** begin **
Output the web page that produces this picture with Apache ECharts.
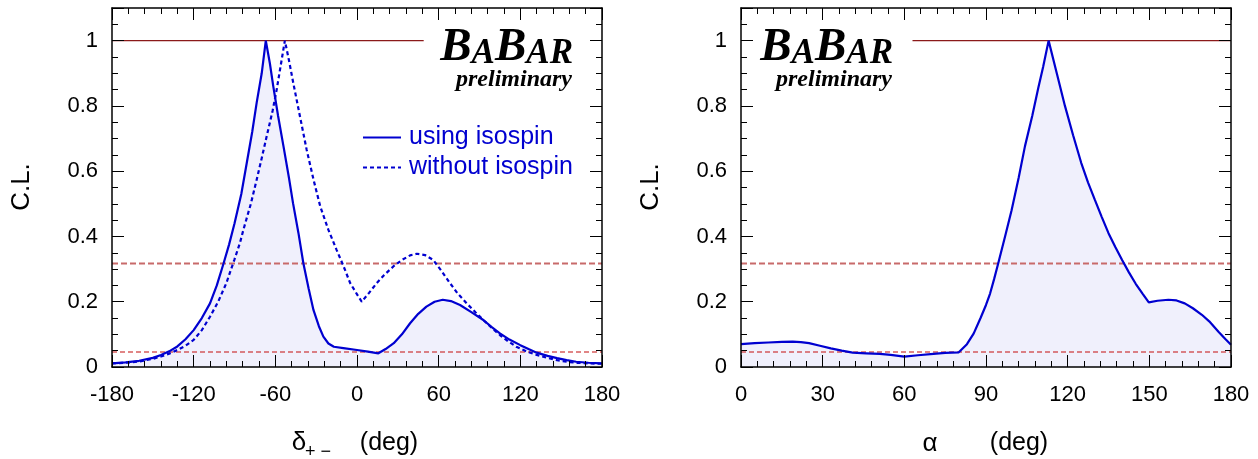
<!DOCTYPE html>
<html><head><meta charset="utf-8">
<script src="https://cdn.jsdelivr.net/npm/echarts@6/dist/echarts.min.js"></script>
<style>html,body{margin:0;padding:0;background:#fff}#c{width:1258px;height:459px}</style>
</head><body><div id="c"></div>
<script>
// ---------- data ----------
const deltaTicks = [-180, -120, -60, 0, 60, 120, 180];
const alphaTicks = [0, 30, 60, 90, 120, 150, 180];
const clTicks = [0, 0.2, 0.4, 0.6, 0.8, 1];
const sigmaLevels = [0.317, 0.046];
const deltaUnitLine = [[-180, 1], [49, 1]];
const alphaUnitLine = [[63, 1], [180, 1]];

const deltaUsingIsospin = [
  [-180,0.011],[-170,0.014],[-160,0.019],[-150,0.028],[-144,0.037],[-138,0.048],[-132,0.063],
  [-126,0.085],[-120,0.113],[-114,0.150],[-108,0.195],[-103,0.250],[-98,0.318],[-94,0.375],
  [-90,0.440],[-85,0.530],[-81,0.625],[-77,0.720],[-73.7,0.810],[-70,0.900],[-67,1.000],
  [-64,0.930],[-61.5,0.860],[-58,0.770],[-54,0.676],[-50,0.580],[-47,0.502],[-43,0.410],
  [-39.4,0.318],[-35.5,0.240],[-32,0.175],[-28,0.125],[-24.7,0.093],[-21,0.072],[-17,0.062],
  [-10,0.058],[0,0.052],[8,0.047],[15.7,0.042],[21,0.055],[27,0.073],[33,0.100],[39,0.134],
  [45,0.163],[51,0.185],[57,0.200],[63,0.206],[69,0.202],[75.7,0.190],[84,0.168],[92.8,0.144],
  [99,0.122],[105,0.103],[112,0.084],[120,0.067],[126,0.055],[132,0.044],[140,0.034],
  [147,0.027],[154,0.021],[161,0.016],[170,0.013],[180,0.011]
];
const deltaWithoutIsospin = [
  [-180,0.011],[-170,0.013],[-160,0.017],[-150,0.025],[-144,0.032],[-138,0.041],[-132,0.052],
  [-126,0.065],[-120,0.083],[-114,0.113],[-108,0.154],[-102,0.200],[-96,0.257],[-90,0.330],
  [-86,0.380],[-83.5,0.420],[-78,0.500],[-73.7,0.574],[-70,0.640],[-66.4,0.706],[-62,0.785],
  [-59,0.850],[-56,0.925],[-53,1.000],[-50,0.940],[-46.8,0.870],[-42,0.770],[-37,0.666],
  [-32,0.575],[-27,0.492],[-21,0.420],[-15,0.359],[-10,0.310],[-5,0.257],[1,0.216],[3.5,0.200],
  [9,0.228],[14.5,0.257],[20,0.282],[26.7,0.308],[33,0.328],[39,0.342],[44,0.347],[50,0.343],
  [56,0.328],[62,0.295],[68.3,0.257],[74,0.225],[80.6,0.195],[87,0.168],[92.8,0.144],[99,0.120],
  [105,0.098],[111,0.079],[117,0.062],[125,0.047],[132,0.037],[140,0.028],[147,0.021],
  [154,0.016],[161,0.013],[170,0.011],[180,0.010]
];
const alphaCL = [
  [0,0.070],[5,0.073],[10,0.075],[15,0.077],[19,0.078],[22,0.076],[25,0.073],[29,0.065],
  [33,0.057],[37,0.050],[41,0.044],[46,0.042],[51,0.040],[55,0.037],[60,0.032],[65,0.036],
  [70.7,0.040],[75,0.043],[80,0.045],[83,0.070],[85.5,0.103],[88,0.150],[90,0.190],[91.5,0.225],
  [93,0.270],[94.5,0.318],[97,0.400],[99.4,0.480],[102,0.580],[104.3,0.676],[107,0.770],
  [109.2,0.855],[111,0.920],[113,1.000],[116,0.900],[119,0.800],[122,0.710],[125,0.625],
  [127.5,0.565],[130,0.512],[132.5,0.460],[135,0.410],[137.5,0.368],[140,0.328],[142.5,0.290],
  [145,0.255],[147.5,0.225],[149.8,0.198],[153,0.203],[157,0.206],[160,0.204],[163,0.195],
  [166,0.180],[169.3,0.160],[172,0.140],[175.4,0.108],[178,0.085],[180,0.068]
];
const legendNames = ['using isospin', 'without isospin'];

// ---------- styles ----------
const FONT = 'Liberation Sans';
const SERIF = 'Liberation Serif';
const BLUE = '#0000d0';
const FILL = '#f0f0fc';
const DARKRED = '#8b1a1a';
const MINOR_DIV = 5;

function xAxes(gridIndex, ticks) {
  const min = ticks[0], max = ticks[ticks.length - 1], interval = ticks[1] - ticks[0];
  const common = { type: 'value', gridIndex, min, max, z: 5, splitLine: { show: false } };
  const major = pos => Object.assign({}, common, {
    position: pos, interval,
    axisLine: { show: true, onZero: false, lineStyle: { color: '#000', width: 1.5 } },
    axisTick: { show: true, inside: true, length: 12, lineStyle: { color: '#000', width: 1 } },
    axisLabel: pos === 'bottom' ? { show: true, margin: 17, fontSize: 22, fontFamily: FONT, color: '#000' } : { show: false }
  });
  const minor = pos => Object.assign({}, common, {
    position: pos, interval: interval / MINOR_DIV,
    axisLine: { show: false, onZero: false },
    axisTick: { show: true, inside: true, length: 6, lineStyle: { color: '#000', width: 1 } },
    axisLabel: { show: false }
  });
  return [major('bottom'), minor('bottom'), major('top'), minor('top')];
}
function yAxes(gridIndex) {
  const min = clTicks[0], max = 1.1, interval = clTicks[1] - clTicks[0];
  const common = { type: 'value', gridIndex, min, max, z: 5, splitLine: { show: false } };
  const major = pos => Object.assign({}, common, {
    position: pos, interval,
    axisLine: { show: true, onZero: false, lineStyle: { color: '#000', width: 1.5 } },
    axisTick: { show: true, inside: true, length: 12, lineStyle: { color: '#000', width: 1 } },
    axisLabel: pos === 'left' ? { show: true, margin: 14, fontSize: 22, fontFamily: FONT, color: '#000',
      formatter: v => (v > 1.01 ? '' : String(+v.toFixed(1))) } : { show: false }
  });
  const minor = pos => Object.assign({}, common, {
    position: pos, interval: 0.05,
    axisLine: { show: false, onZero: false },
    axisTick: { show: true, inside: true, length: 6, lineStyle: { color: '#000', width: 1 } },
    axisLabel: { show: false }
  });
  return [major('left'), minor('left'), major('right'), minor('right')];
}
function hline(name, xi, yi, data, color, width, type) {
  return { name, type: 'line', xAxisIndex: xi, yAxisIndex: yi, data, symbol: 'none', silent: true,
    lineStyle: { color, width, type }, z: 2 };
}
function sigmaLines(xi, yi, xmin, xmax) {
  return [
    hline('s1', xi, yi, [[xmin, sigmaLevels[0]], [xmax, sigmaLevels[0]]], '#c86a6a', 2, [6, 3]),
    hline('s2', xi, yi, [[xmin, sigmaLevels[1]], [xmax, sigmaLevels[1]]], '#c40c0c', 1.2, [5, 3])
  ];
}

const chart = echarts.init(document.getElementById('c'), null, { renderer: 'canvas' });

function logo(rightX) {
  return [
    { type: 'text', x: rightX, y: 24, z: 10,
      style: { text: '{b|B}{s|A}{b|B}{s|AR}', align: 'right', textAlign: 'right', verticalAlign: 'top', textVerticalAlign: 'top',
        fill: '#000',
        rich: {
          b: { fontSize: 47, fontFamily: SERIF, fontWeight: 'bold', fontStyle: 'italic', lineHeight: 47, verticalAlign: 'bottom', fill: '#000', color: '#000' },
          s: { fontSize: 35, fontFamily: SERIF, fontWeight: 'bold', fontStyle: 'italic', lineHeight: 39, verticalAlign: 'bottom', fill: '#000', color: '#000' }
        } } },
    { type: 'text', x: rightX - 1, y: 80, z: 10,
      style: { text: 'preliminary', align: 'right', textAlign: 'right', verticalAlign: 'middle', textVerticalAlign: 'middle',
        font: 'italic bold 24px "Liberation Serif"', fill: '#000' } }
  ];
}
function txt(x, y, text, size, extra) {
  return Object.assign({ type: 'text', x, y, z: 10,
    style: { text, align: 'center', textAlign: 'center', verticalAlign: 'middle', textVerticalAlign: 'middle',
      font: size + 'px "Liberation Sans"', fill: '#000' } }, extra || {});
}

const option = {
  animation: false,
  backgroundColor: '#fff',
  grid: [
    { left: 112, top: 8, width: 490, height: 359 },
    { left: 741, top: 8, width: 490, height: 359 }
  ],
  xAxis: [].concat(xAxes(0, deltaTicks), xAxes(1, alphaTicks)),
  yAxis: [].concat(yAxes(0), yAxes(1)),
  legend: {
    data: legendNames, orient: 'vertical', left: 357, top: 120, itemWidth: 38, itemHeight: 14, itemGap: 5,
    selectedMode: false,
    itemStyle: { opacity: 0 },
    textStyle: { color: BLUE, fontSize: 25, fontFamily: FONT, padding: [0, 0, 0, 3] }
  },
  graphic: [].concat(
    logo(573), logo(893),
    [
      txt(22, 187, 'C.L.', 26, { rotation: Math.PI / 2 }),
      txt(651, 187, 'C.L.', 26, { rotation: Math.PI / 2 }),
      txt(299, 443, 'δ', 26),
      txt(318, 452, '+ −', 18),
      txt(389, 443, '(deg)', 25),
      txt(930, 444, 'α', 26),
      txt(1019, 443, '(deg)', 25)
    ]
  ),
  series: [
    { name: 'fillL', type: 'line', xAxisIndex: 0, yAxisIndex: 0, data: deltaUsingIsospin, symbol: 'none', silent: true,
      lineStyle: { width: 0, opacity: 0 }, areaStyle: { color: FILL, opacity: 1 }, z: 1 },
    { name: 'fillR', type: 'line', xAxisIndex: 4, yAxisIndex: 4, data: alphaCL, symbol: 'none', silent: true,
      lineStyle: { width: 0, opacity: 0 }, areaStyle: { color: FILL, opacity: 1 }, z: 1 },
    ...sigmaLines(0, 0, deltaTicks[0], deltaTicks[deltaTicks.length - 1]),
    ...sigmaLines(4, 4, alphaTicks[0], alphaTicks[alphaTicks.length - 1]),
    hline('u1', 0, 0, deltaUnitLine, DARKRED, 1.2, 'solid'),
    hline('u2', 4, 4, alphaUnitLine, DARKRED, 1.2, 'solid'),
    { name: legendNames[1], type: 'line', xAxisIndex: 0, yAxisIndex: 0, data: deltaWithoutIsospin, symbol: 'none',
      lineStyle: { color: BLUE, width: 2.2, type: [4, 3] }, itemStyle: { color: BLUE }, z: 3 },
    { name: legendNames[0], type: 'line', xAxisIndex: 0, yAxisIndex: 0, data: deltaUsingIsospin, symbol: 'none',
      lineStyle: { color: BLUE, width: 2.2 }, itemStyle: { color: BLUE }, z: 4 },
    { name: 'alpha', type: 'line', xAxisIndex: 4, yAxisIndex: 4, data: alphaCL, symbol: 'none',
      lineStyle: { color: BLUE, width: 2.2 }, itemStyle: { color: BLUE }, z: 4 }
  ]
};
chart.setOption(option);
</script>
</body></html>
** end **
DIRECTION:
Copy nothing but the lines from the first one in the listing through the line with "const alphaUnitLine = [[63, 1], [180, 1]];", and omit the pictures.

EXERCISE SOLUTION:
Output the web page that produces this picture with Apache ECharts.
<!DOCTYPE html>
<html><head><meta charset="utf-8">
<script src="https://cdn.jsdelivr.net/npm/echarts@6/dist/echarts.min.js"></script>
<style>html,body{margin:0;padding:0;background:#fff}#c{width:1258px;height:459px}</style>
</head><body><div id="c"></div>
<script>
// ---------- data ----------
const deltaTicks = [-180, -120, -60, 0, 60, 120, 180];
const alphaTicks = [0, 30, 60, 90, 120, 150, 180];
const clTicks = [0, 0.2, 0.4, 0.6, 0.8, 1];
const sigmaLevels = [0.317, 0.046];
const deltaUnitLine = [[-180, 1], [49, 1]];
const alphaUnitLine = [[63, 1], [180, 1]];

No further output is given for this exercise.